AVAN Prop Background for detailed explanation
The Avan propellers are designed from the ground up to match your equipment. Each propeller is designed to match the power curve of current motors on the market. This gives the propellers a linear throttle response, great low end control, and incredible top speed. The matched power curve allows efficient transfer of power across the throttle band.
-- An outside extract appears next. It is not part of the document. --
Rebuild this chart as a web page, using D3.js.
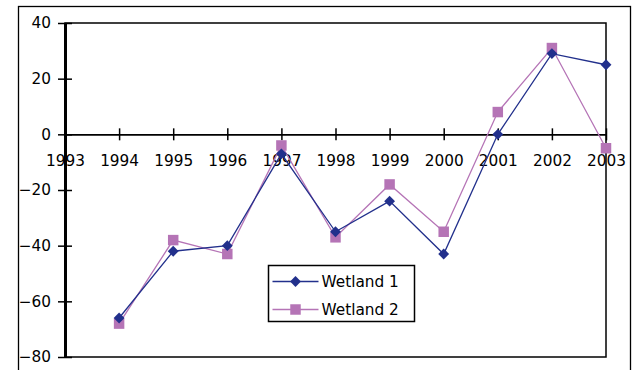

Each propeller was designed using custom Computational Fluid Dynamics (CFD) software. This CFD builds up the aerodynamics around a propeller using a Vortex Lattice Method including viscous and compressibility effects. This allows for an accurate performance measure in the design phase. Optimum design is chosen based off the Betz condition for a set design point. The design point is described as diameter, number of blades, speed, rpm, flight angle, and design thrust. The CFD then draws the optimum chord and blade angle distribution (Beta) along the radius to be the most efficient at that design point. This is done by modeling the shedding vortex filaments off each radial section along the blade and making them all shed off in a perfect rectangular screw (Betz Condition). Once the optimum design is set, performance is modeled across a range of speed and rpms (Advance ratio). With power and thrust known for all advance ratios, it is checked against the performance curve of the intended motor. Design conditions are then adjusted to utilize the maximum power available at each rpm from the performance curve of the set motor. This is then analyzed at different throttle positions, favoring the mid throttle range the design conditions are set.
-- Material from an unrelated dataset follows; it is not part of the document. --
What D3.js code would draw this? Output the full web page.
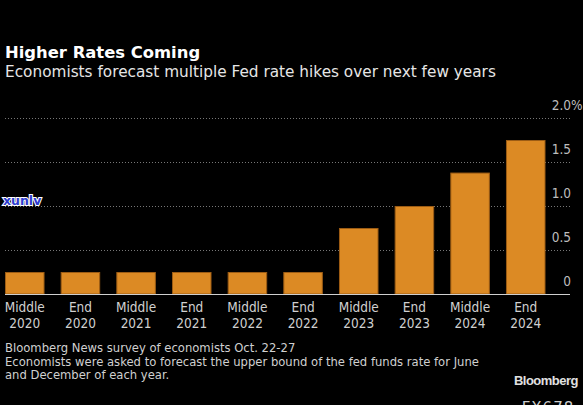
<!DOCTYPE html>
<html><head><meta charset="utf-8">
<script src="https://cdn.jsdelivr.net/npm/d3@7"></script>
<style>
html,body{margin:0;padding:0;background:#000;}
svg{display:block;}
</style></head>
<body>
<script>
const periods = ["Middle","End","Middle","End","Middle","End","Middle","End","Middle","End"];
const years = ["2020","2020","2021","2021","2022","2022","2023","2023","2024","2024"];
const rates = [0.25,0.25,0.25,0.25,0.25,0.25,0.75,1.0,1.38,1.75];
const yTicks = [0,0.5,1.0,1.5,2.0];
const yTickLabels = ["0","0.5","1.0","1.5","2.0"];

const W=583,H=405;
const SANS="'DejaVu Sans', sans-serif";
const COND="'DejaVu Sans Condensed', 'DejaVu Sans', sans-serif";
const ARIAL="'Liberation Sans', Arial, sans-serif";
const svg=d3.select("body").append("svg").attr("width",W).attr("height",H).style("background","#000");

const cats=periods.map((p,i)=>i);
const x=d3.scaleBand().domain(cats).range([5,545.5]).paddingInner(0.29).paddingOuter(0);
const y=d3.scaleLinear().domain([0,2]).range([294,118]);

// title
svg.append("text").attr("x",5).attr("y",58).attr("fill","#fff").attr("font-family",SANS)
  .attr("font-weight","bold").attr("font-size",16.4).text("Higher Rates Coming");
svg.append("text").attr("x",5).attr("y",77).attr("fill","#e6e6e6").attr("font-family",SANS)
  .attr("font-size",15.3).text("Economists forecast multiple Fed rate hikes over next few years");

// grid
const yAxis=d3.axisRight(y).tickValues(yTicks.slice(1)).tickSize(565).tickFormat("");
const g=svg.append("g").attr("transform","translate(5,0)").call(yAxis);
g.select(".domain").remove();
g.selectAll(".tick line").attr("stroke","#777").attr("stroke-dasharray","1,2");

// y labels
const lab=svg.append("g");
yTicks.forEach((v,i)=>{
  lab.append("text").attr("x",571).attr("y",y(v)-8).attr("text-anchor","end")
    .attr("fill","#bdbdbd").attr("font-family",COND).attr("font-size",13.5).text(yTickLabels[i]);
  if(i===yTicks.length-1){
    lab.append("text").attr("x",571).attr("y",y(v)-8)
      .attr("fill","#bdbdbd").attr("font-family",COND).attr("font-size",13.5).text("%");
  }
});

// bars
svg.append("g").selectAll("rect").data(rates).join("rect")
  .attr("x",(d,i)=>x(i)+0.5).attr("width",x.bandwidth()-1)
  .attr("y",d=>y(d)+0.5).attr("height",d=>y(0)-y(d)-0.5)
  .attr("fill","#dc8a24").attr("stroke","#9c5c14").attr("stroke-width",1);

// baseline
svg.append("line").attr("x1",5).attr("x2",570).attr("y1",y(0)+0.5).attr("y2",y(0)+0.5)
  .attr("stroke","#cfcfcf").attr("stroke-width",1);

// x labels
const xl=svg.append("g");
cats.forEach(i=>{
  const cx=x(i)+x.bandwidth()/2;
  xl.append("text").attr("x",cx).attr("y",311.5).attr("text-anchor","middle").attr("fill","#d0d0d0")
    .attr("font-family",COND).attr("font-size",13.5).text(periods[i]);
  xl.append("text").attr("x",cx).attr("y",328).attr("text-anchor","middle").attr("fill","#d0d0d0")
    .attr("font-family",COND).attr("font-size",13.5).text(years[i]);
});

// footnotes
const notes=["Bloomberg News survey of economists Oct. 22-27",
 "Economists were asked to forecast the upper bound of the fed funds rate for June",
 "and December of each year."];
notes.forEach((t,i)=>{
  svg.append("text").attr("x",5).attr("y",352+i*13.5).attr("fill","#d0d0d0")
    .attr("font-family",SANS).attr("font-size",11.6).text(t);
});
svg.append("text").attr("x",578).attr("y",385).attr("text-anchor","end").attr("fill","#e0e0e0")
  .attr("font-family",ARIAL).attr("font-weight","bold").attr("font-size",13).attr("letter-spacing",-0.5).text("Bloomberg");
svg.append("text").attr("x",548).attr("y",413).attr("text-anchor","middle").attr("fill","#cfcfcf")
  .attr("font-family",SANS).attr("font-size",15).attr("letter-spacing",1).text("FX678");

// watermark
svg.append("text").attr("x",3).attr("y",205).attr("fill","#2d3cd0").attr("stroke","#fff").attr("stroke-width",2)
  .attr("paint-order","stroke").attr("font-family",SANS).attr("font-weight","bold").attr("font-size",12.5).text("xunlv");
</script>
</body></html>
With the set chord and blade angle distribution, the propeller is modeled in CAD. Finite Element Analysis (FEA) is performed on the blade for different load conditions. Based on the stress distribution thicker or thinner airfoils are chosen along with the blade and hub interaction. If the airfoil is changed, the CFD analysis is redone and a different chord and beta distribution is found and this process is repeated. FEA is also used to analyze the frequency response of the design. A material is chosen that adequately pushes the first vibration mode away from typical motor resonance frequencies.